In terms of a basic probabilistic model, P(meow | rug) would be far lower than P(meow | cat), and that alone would be enough to influence the parser to make the correct decision. Now, if the sentence were "The cat sat on the rug. It was furry", that would be more ambiguous, just like it is for an actual human to decode. But models trained on real-world data do learn about the world.

That's exactly why it's using a neural net and yes, a lot of text will fix this problem. The only reason why we know cats meow and rugs don't is by learning about cats and rugs. Throw enough training data at it and the parser will figure out what is meowing.

An interesting example of this you can easily try for yourself is playing with Google's voice to text features--if you say silly things like "the rug meowed" you will have terrible results because no matter how clearly it can hear you its training data tells it that makes no sense.

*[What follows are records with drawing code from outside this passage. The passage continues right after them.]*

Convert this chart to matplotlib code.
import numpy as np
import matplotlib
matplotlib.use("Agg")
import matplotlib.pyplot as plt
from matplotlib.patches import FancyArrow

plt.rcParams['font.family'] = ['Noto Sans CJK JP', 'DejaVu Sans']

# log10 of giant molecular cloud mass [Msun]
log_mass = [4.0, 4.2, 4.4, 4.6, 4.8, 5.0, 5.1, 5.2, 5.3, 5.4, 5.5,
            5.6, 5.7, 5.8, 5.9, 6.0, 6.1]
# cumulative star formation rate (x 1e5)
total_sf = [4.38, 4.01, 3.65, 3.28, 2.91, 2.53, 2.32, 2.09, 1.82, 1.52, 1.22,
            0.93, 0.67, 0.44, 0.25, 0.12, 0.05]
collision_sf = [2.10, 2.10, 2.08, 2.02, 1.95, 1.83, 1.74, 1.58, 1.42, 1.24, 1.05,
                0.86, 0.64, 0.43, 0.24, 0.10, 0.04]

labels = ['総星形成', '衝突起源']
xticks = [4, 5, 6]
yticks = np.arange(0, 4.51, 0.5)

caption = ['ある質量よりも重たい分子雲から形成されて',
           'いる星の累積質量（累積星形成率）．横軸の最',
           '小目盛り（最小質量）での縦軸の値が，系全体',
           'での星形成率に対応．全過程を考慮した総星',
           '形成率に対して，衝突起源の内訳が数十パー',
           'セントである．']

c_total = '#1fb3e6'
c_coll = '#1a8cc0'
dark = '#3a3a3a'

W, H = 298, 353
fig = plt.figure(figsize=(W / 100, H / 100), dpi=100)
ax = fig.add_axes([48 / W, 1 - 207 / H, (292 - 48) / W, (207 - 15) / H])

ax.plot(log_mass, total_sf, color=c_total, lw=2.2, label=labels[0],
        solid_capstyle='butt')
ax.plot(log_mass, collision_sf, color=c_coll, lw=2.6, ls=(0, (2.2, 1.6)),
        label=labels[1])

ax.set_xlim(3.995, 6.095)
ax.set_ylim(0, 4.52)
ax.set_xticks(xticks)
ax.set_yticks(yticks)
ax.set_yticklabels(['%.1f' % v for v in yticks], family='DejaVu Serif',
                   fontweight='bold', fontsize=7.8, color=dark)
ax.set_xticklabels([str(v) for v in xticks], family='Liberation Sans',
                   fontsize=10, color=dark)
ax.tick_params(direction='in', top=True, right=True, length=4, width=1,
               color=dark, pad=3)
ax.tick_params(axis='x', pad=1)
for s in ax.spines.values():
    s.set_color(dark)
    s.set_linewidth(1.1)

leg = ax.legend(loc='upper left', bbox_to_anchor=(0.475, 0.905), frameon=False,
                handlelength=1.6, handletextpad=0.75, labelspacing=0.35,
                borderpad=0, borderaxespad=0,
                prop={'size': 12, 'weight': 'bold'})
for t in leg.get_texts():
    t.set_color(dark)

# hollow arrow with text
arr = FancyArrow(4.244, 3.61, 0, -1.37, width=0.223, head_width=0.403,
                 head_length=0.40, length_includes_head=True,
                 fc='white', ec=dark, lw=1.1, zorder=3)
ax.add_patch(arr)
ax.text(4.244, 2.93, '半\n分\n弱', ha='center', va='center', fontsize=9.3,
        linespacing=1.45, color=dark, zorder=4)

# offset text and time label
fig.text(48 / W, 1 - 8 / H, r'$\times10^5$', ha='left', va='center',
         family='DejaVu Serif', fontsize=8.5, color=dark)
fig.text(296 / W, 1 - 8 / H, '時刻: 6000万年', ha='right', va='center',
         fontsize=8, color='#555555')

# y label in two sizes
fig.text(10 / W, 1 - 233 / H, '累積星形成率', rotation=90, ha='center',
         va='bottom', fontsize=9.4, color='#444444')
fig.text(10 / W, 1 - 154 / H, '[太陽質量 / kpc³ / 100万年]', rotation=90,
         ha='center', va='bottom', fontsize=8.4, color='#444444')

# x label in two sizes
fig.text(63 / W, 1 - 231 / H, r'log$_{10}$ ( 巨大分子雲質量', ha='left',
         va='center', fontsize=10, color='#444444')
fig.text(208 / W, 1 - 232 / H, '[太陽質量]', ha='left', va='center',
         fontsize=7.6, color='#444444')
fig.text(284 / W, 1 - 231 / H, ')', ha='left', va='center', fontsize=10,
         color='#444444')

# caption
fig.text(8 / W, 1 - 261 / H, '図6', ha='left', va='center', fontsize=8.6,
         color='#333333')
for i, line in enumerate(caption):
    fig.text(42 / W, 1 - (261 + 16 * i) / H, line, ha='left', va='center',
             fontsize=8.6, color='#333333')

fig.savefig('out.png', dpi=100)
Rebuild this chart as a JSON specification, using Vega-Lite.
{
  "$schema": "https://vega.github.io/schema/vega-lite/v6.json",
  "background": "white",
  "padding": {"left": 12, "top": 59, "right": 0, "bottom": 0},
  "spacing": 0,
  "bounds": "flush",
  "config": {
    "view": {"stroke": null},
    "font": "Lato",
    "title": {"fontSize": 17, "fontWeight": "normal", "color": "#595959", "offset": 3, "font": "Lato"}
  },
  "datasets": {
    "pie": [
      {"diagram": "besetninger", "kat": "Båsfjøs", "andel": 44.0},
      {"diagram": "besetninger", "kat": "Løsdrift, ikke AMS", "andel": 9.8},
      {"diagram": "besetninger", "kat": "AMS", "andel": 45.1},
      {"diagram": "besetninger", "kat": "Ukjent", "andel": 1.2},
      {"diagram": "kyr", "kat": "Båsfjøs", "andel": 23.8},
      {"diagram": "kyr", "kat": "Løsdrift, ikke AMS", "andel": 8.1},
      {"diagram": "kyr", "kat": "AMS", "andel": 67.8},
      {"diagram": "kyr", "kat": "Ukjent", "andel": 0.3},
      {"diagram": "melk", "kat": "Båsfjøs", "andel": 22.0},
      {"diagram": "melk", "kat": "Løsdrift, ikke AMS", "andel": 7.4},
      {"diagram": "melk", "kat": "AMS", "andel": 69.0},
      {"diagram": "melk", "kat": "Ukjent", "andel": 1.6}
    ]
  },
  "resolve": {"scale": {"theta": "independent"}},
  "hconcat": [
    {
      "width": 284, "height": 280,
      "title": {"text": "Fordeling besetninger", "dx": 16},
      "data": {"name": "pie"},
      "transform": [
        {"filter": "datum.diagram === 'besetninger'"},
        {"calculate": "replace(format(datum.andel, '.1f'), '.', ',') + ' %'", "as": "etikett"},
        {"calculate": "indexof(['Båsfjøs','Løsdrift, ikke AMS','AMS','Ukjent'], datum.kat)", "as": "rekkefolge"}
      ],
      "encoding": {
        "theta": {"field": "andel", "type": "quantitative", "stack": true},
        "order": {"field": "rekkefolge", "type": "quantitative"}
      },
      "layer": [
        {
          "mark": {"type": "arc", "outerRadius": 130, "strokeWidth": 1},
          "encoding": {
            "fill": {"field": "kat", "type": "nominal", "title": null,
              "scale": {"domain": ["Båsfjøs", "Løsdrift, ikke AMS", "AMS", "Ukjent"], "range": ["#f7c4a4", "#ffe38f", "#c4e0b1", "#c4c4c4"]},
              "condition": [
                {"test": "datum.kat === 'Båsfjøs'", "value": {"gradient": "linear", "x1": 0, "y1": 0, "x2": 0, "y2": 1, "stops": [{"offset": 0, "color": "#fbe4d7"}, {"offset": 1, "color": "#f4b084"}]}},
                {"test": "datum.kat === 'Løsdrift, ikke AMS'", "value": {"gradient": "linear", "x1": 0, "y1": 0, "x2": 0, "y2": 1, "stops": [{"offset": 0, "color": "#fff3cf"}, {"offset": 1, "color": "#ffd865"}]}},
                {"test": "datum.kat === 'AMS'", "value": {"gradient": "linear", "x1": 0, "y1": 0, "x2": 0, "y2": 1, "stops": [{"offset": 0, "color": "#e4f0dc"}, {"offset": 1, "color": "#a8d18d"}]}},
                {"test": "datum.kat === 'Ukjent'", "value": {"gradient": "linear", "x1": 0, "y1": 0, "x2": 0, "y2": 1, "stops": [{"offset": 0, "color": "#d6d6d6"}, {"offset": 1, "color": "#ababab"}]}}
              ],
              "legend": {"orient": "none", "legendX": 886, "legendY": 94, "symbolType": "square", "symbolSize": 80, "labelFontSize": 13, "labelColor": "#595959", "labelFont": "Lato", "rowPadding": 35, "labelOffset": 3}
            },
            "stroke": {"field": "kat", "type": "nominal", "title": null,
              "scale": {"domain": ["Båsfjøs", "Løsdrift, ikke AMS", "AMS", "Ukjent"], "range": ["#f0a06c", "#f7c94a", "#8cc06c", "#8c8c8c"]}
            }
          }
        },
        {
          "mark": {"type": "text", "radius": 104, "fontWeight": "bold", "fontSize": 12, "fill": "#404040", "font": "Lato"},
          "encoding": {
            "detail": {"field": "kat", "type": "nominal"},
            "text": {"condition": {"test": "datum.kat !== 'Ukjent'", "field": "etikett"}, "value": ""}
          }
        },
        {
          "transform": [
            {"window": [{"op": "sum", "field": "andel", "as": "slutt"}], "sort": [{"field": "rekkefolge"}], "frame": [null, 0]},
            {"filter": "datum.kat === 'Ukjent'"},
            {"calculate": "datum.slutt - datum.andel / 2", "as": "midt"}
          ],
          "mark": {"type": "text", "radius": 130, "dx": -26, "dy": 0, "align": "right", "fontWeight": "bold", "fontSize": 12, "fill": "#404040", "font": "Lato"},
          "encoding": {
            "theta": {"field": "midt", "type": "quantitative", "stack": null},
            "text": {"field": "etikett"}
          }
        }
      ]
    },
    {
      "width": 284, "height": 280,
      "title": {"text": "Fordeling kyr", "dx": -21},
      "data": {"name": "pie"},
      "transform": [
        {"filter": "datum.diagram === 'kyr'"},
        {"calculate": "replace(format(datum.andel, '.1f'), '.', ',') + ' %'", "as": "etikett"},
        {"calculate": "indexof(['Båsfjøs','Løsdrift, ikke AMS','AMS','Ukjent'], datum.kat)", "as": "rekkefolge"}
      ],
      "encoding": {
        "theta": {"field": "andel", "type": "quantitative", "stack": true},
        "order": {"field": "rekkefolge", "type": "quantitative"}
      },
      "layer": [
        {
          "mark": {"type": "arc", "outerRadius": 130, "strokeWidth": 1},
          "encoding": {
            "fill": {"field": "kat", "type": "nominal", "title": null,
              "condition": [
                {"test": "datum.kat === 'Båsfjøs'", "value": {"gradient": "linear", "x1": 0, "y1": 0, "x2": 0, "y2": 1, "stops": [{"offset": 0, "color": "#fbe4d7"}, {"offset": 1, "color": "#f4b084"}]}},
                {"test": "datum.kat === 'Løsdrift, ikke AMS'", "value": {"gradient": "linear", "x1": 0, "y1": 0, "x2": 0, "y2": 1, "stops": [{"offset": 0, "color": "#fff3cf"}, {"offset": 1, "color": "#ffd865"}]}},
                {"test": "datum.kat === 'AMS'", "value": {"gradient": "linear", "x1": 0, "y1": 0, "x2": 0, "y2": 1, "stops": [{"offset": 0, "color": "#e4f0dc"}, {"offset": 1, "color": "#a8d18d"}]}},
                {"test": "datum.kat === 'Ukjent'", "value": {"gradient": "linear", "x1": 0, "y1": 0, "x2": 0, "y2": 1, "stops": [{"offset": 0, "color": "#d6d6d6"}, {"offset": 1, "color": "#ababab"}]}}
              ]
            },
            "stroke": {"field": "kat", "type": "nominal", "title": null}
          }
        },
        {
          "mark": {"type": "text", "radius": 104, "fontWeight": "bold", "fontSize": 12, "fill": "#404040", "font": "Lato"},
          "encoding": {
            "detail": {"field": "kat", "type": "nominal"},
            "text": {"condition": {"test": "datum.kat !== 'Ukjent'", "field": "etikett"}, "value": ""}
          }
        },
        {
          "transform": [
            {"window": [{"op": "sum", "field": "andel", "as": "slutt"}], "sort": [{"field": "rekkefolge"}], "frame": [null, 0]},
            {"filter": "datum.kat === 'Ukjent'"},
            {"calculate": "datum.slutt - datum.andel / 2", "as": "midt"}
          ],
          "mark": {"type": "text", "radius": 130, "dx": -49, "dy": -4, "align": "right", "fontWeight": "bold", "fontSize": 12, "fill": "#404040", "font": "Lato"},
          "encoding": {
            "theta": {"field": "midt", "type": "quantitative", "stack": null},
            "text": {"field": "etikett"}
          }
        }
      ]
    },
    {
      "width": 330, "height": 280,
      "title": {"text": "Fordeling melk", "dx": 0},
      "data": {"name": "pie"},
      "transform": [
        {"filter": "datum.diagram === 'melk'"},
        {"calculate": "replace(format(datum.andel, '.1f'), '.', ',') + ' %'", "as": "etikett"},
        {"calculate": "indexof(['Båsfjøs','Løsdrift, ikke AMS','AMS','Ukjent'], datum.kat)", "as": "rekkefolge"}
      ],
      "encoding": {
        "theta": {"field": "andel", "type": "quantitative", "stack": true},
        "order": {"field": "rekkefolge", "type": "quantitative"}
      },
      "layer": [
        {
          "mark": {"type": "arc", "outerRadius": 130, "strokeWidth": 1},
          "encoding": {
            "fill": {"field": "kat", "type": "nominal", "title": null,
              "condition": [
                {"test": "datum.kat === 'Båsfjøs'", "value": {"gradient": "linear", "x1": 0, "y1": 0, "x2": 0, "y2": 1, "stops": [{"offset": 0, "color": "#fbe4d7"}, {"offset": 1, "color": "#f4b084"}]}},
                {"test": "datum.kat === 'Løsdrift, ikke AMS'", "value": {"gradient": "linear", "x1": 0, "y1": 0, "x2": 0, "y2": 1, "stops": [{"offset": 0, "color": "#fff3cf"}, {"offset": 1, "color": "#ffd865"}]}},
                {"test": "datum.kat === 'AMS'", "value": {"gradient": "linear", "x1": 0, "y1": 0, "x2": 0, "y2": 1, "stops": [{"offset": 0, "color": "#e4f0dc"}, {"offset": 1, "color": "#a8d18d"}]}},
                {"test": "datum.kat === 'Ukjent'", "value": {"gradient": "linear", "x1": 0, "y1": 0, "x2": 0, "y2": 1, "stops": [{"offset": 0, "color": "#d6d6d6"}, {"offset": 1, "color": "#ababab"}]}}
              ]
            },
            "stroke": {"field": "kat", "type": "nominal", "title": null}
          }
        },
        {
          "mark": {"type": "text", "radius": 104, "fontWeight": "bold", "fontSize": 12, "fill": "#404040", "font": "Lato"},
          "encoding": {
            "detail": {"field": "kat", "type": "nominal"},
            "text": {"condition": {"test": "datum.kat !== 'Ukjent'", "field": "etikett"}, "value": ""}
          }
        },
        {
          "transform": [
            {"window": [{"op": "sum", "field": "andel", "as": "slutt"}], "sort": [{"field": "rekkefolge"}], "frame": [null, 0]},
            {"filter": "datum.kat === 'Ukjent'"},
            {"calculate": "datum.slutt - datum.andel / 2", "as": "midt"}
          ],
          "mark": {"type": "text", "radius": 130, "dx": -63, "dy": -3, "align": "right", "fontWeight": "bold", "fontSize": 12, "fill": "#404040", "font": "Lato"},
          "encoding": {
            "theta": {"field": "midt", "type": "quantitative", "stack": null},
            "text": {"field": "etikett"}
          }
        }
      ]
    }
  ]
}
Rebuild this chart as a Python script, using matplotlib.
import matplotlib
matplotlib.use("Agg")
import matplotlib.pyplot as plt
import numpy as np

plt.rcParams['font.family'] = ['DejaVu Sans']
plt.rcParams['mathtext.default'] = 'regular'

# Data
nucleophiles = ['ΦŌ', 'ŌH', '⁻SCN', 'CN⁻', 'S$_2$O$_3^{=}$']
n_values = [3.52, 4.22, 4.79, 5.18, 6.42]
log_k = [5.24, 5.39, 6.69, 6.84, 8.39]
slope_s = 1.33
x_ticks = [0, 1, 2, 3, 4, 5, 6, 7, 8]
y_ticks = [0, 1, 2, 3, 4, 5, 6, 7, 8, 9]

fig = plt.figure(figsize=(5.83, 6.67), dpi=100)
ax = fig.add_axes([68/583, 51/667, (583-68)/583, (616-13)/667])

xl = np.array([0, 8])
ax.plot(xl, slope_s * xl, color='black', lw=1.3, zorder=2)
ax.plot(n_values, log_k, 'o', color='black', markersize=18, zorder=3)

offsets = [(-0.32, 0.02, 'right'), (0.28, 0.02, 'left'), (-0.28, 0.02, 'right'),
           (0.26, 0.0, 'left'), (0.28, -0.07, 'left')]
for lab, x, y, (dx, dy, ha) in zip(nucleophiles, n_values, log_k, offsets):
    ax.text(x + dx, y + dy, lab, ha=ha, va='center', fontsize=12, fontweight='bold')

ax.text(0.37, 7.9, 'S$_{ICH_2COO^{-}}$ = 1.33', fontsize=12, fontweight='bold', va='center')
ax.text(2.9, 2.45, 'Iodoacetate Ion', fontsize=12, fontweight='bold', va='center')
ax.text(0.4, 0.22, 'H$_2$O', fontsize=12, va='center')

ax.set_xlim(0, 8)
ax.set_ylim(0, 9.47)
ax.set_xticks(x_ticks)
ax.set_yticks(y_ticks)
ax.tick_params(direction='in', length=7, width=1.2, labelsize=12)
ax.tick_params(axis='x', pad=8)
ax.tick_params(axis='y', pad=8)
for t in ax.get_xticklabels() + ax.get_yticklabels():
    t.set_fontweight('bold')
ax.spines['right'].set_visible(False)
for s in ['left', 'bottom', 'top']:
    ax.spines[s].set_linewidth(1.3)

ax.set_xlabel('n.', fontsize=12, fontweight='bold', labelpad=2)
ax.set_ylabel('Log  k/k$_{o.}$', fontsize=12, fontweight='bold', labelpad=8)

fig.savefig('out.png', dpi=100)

This is actually a rather serious limitation of statistical approaches to language: they work best with utterances that have already been said, or with concepts that are already strongly associated in common speech. Such utterances may make up the bulk of what we say and write, but the remainder isn't gobbledygook. It contains most of the intimacy, poetry, and humor of interpersonal communication, all of which trade on surprise and novelty.
That's basically Chomsky's argument with the "colorless green ideas" sentence. If you put words together to form a sentence never seen before, supposedly a statistical model cannot help you. The thing is, a paper later showed that a simple Markov model is actually perfectly able to discriminate this grammatical sentence from an ungrammatical one. Novel and surprising sentences are never completely alien. They use familiar structures of the language, and combinations of words and other building blocks that we have seen before, and this is exploited when we analyze such sentences. Surprise and novelty are actually strongly related to statistics (cf. information theory).
Isn't that how we learn? We interpret odd words as gobbledygook until we look them up or find out how they're used.
That is not necessarily true. The problem of ambiguity is fundamental to natural language processing, and a lot of research goes in to addressing it. If we also see a sentence where unambiguously the word "cat" is the subject of the verb "meow", then this could give our parser clues about ambiguous attachment or, in this case, anaphora resolution (to what does "it" refer). In any intro NLP class, you will learn about lexicalized parsing, which takes the head word of the phrase into account when making parsing decisions. I haven't read the paper on this parser yet, but I don't think it is hard to see that your sentence could be accurately parsed given enough data. Look up "word embeddings" for instance, which are fundamental to deep learning for NLP and could probably be trained to assist in disambiguating anaphora or attachment.
> You can't determine that by semantics

Actually, "animacy" is a fundamental feature in semantics. It's part of your mental lexicon that a cat is animate and a rug isn't, and you would simply infer from that which is the referent for "it". As semantic challenges go, this is a very trivial one. In general the border between linguistic and world knowledge can become blurred. There may be limits to what can be learned purely from text, but seeing that this model achieved 94%, a lot can be learned purely from (annotated) text.